[227] Nature evidently intended it to be pleasant in all its stages: for all bodily functions, when healthy, are pleasant; their very pleasantness seems to be part of the design of preserving life on earth. He who has watched a female cat, as I have often done, from the moment of fertilization to the day when the kittens are weaned, can no longer entertain any doubt that the enormous amount of unpleasantness that civilized women have to undergo, in the process of child-bearing, is all the result of degeneration and disease. A female cat purrs even while the kittens are being born.

[228] For a description of how our ancestors deliberately created a majority of negative women, see Chapter V of my Defence of Aristocracy.

[229] This method of going to work, which is the method of amputation, is always the first adopted by weak and stupid people. It is easier to amputate and suppress than it is to master and to organize. Hence there is an element of impotence and dull-wittedness in the counsel, “And if thy right eye offend thee pluck it out and cast it from thee” (Matthew v. 29, 30); “And if thy right hand offend thee” do ditto.

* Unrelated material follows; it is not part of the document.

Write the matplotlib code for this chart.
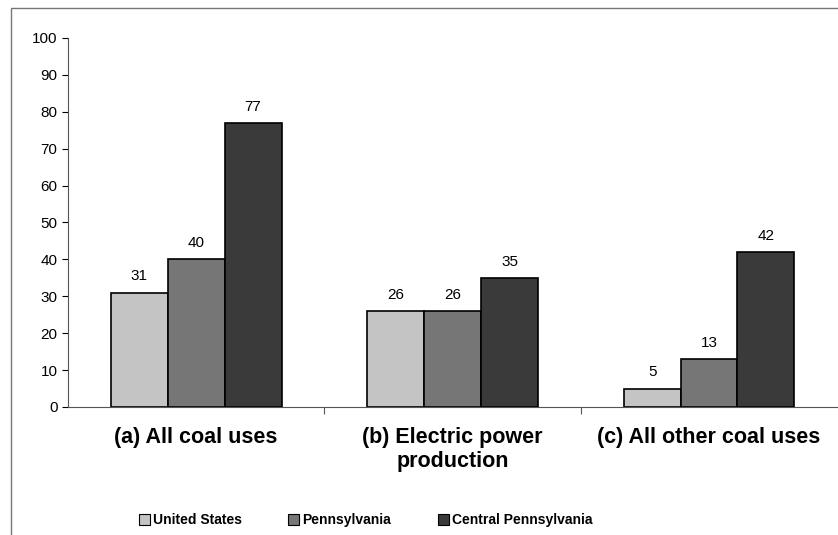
import matplotlib.pyplot as plt
import numpy as np
from matplotlib.patches import Rectangle

plt.rcParams['font.family'] = ['Liberation Sans', 'DejaVu Sans']

categories = ['(a) All coal uses', '(b) Electric power\nproduction', '(c) All other coal uses']
series = ['United States', 'Pennsylvania', 'Central Pennsylvania']
united_states = [31, 26, 5]
pennsylvania = [40, 26, 13]
central_pa = [77, 35, 42]
colors = ['#c4c4c4', '#767676', '#3a3a3a']

fig = plt.figure(figsize=(8.38, 5.35), dpi=100)
ax = fig.add_axes([0.0811, 0.2393, 0.918, 0.6897])

x = np.arange(len(categories))
w = 0.222
for i, (vals, col) in enumerate(zip([united_states, pennsylvania, central_pa], colors)):
    pos = x + (i - 1) * w
    bars = ax.bar(pos, vals, w, color=col, edgecolor='black', linewidth=1.2)
    for b, v in zip(bars, vals):
        ax.text(b.get_x() + b.get_width() / 2, v + 2.5, str(v),
                ha='center', va='bottom', fontsize=11)

ax.set_xlim(-0.5, 2.5)
ax.set_ylim(0, 100)
ax.set_yticks(range(0, 101, 10))
ax.tick_params(axis='y', labelsize=11, length=4, direction='out')
ax.set_xticks([0.5, 1.5])
ax.set_xticklabels([])
ax.tick_params(axis='x', length=5, direction='out', color='#555555')
for s in ['top', 'right']:
    ax.spines[s].set_visible(False)
ax.spines['left'].set_color('#555555')
ax.spines['bottom'].set_color('#555555')

for xi, lab in zip(x, categories):
    ax.text(xi, -5.5, lab, ha='center', va='top', fontsize=15.5,
            fontweight='bold', transform=ax.transData, linespacing=1.15)

# legend entries placed manually across the bottom
leg_x = [0.166, 0.344, 0.523]
for lx, name, col in zip(leg_x, series, colors):
    fig.patches.append(Rectangle((lx, 0.0195), 0.0125, 0.019, transform=fig.transFigure,
                                 facecolor=col, edgecolor='black', linewidth=0.8))
    fig.text(lx + 0.016, 0.028, name, ha='left', va='center', fontsize=10,
             fontweight='bold')

# outer border
fig.patches.append(Rectangle((0.013, -0.01), 1.0, 0.995, transform=fig.transFigure,
                             fill=False, edgecolor='#777777', linewidth=1))

fig.savefig('out.png', dpi=100)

[230] Book of Laws, IX, 2.

[231] Rousseau was groping towards this truth when in Emile, Book V, he said: “Vous dites sans cesse, les femmes out un tel et tel défaut que nous n’avons pas. Votre orgueil vous trompe; ce seroint des défauts pour vous, ce sont des qualités pour elles; tout iroit moins bien si elles ne les avoient pas. Empêchez ces prétendus défauts de dégénerer, mais gardez-vous de les détruire.

CHAPTER XI
Women in Art, Philosophy and Science.
The Outlook. Conclusion

From what has been laid down in the previous chapter, it will have been seen that, in the economy of Nature, the female of the species has been endowed with very special qualities which, while they are indispensable to the survival of life, also give her a very definite character, different from that of the male and susceptible of alteration only at the peril of the species.

Woman, at her best, has been revealed as a creature, who, without exaggeration or fulsomeness, may be called the Custodian and Promoter of Life. If this is the rôle in which she is at her best, it therefore follows that, in any other rôle she undertakes, she will display her second best, or her subordinate, side. A creature cannot wantonly do violence to her nature and proceed along lines foreign to the strongest forces that have been evolved in her, and yet hope to achieve the same virtuosity as when she had nature and the tradition of her line both on her side. To repeat the simile already used in this work, as well might you expect a fly to walk with the same facility on its antennæ as on its legs.

A priori, without examining the evidence for or against our contention, we should expect to find that in Art, Philosophy and Science, which are pursuits exacting qualities frequently antagonistic to the natural pre-requisites of woman’s rôle as a Custodian and Promoter of Life, woman can at best only make an inferior display, even if she make any display at all.

This, as the reader will agree, is surely not a matter of opinion, it is one of facts, and the facts can be verified. What would the logic of the most carefully argued thesis signify, if all about us we possessed the evidences of women’s unquestioned mastery in Arts, in Philosophy, and in Science?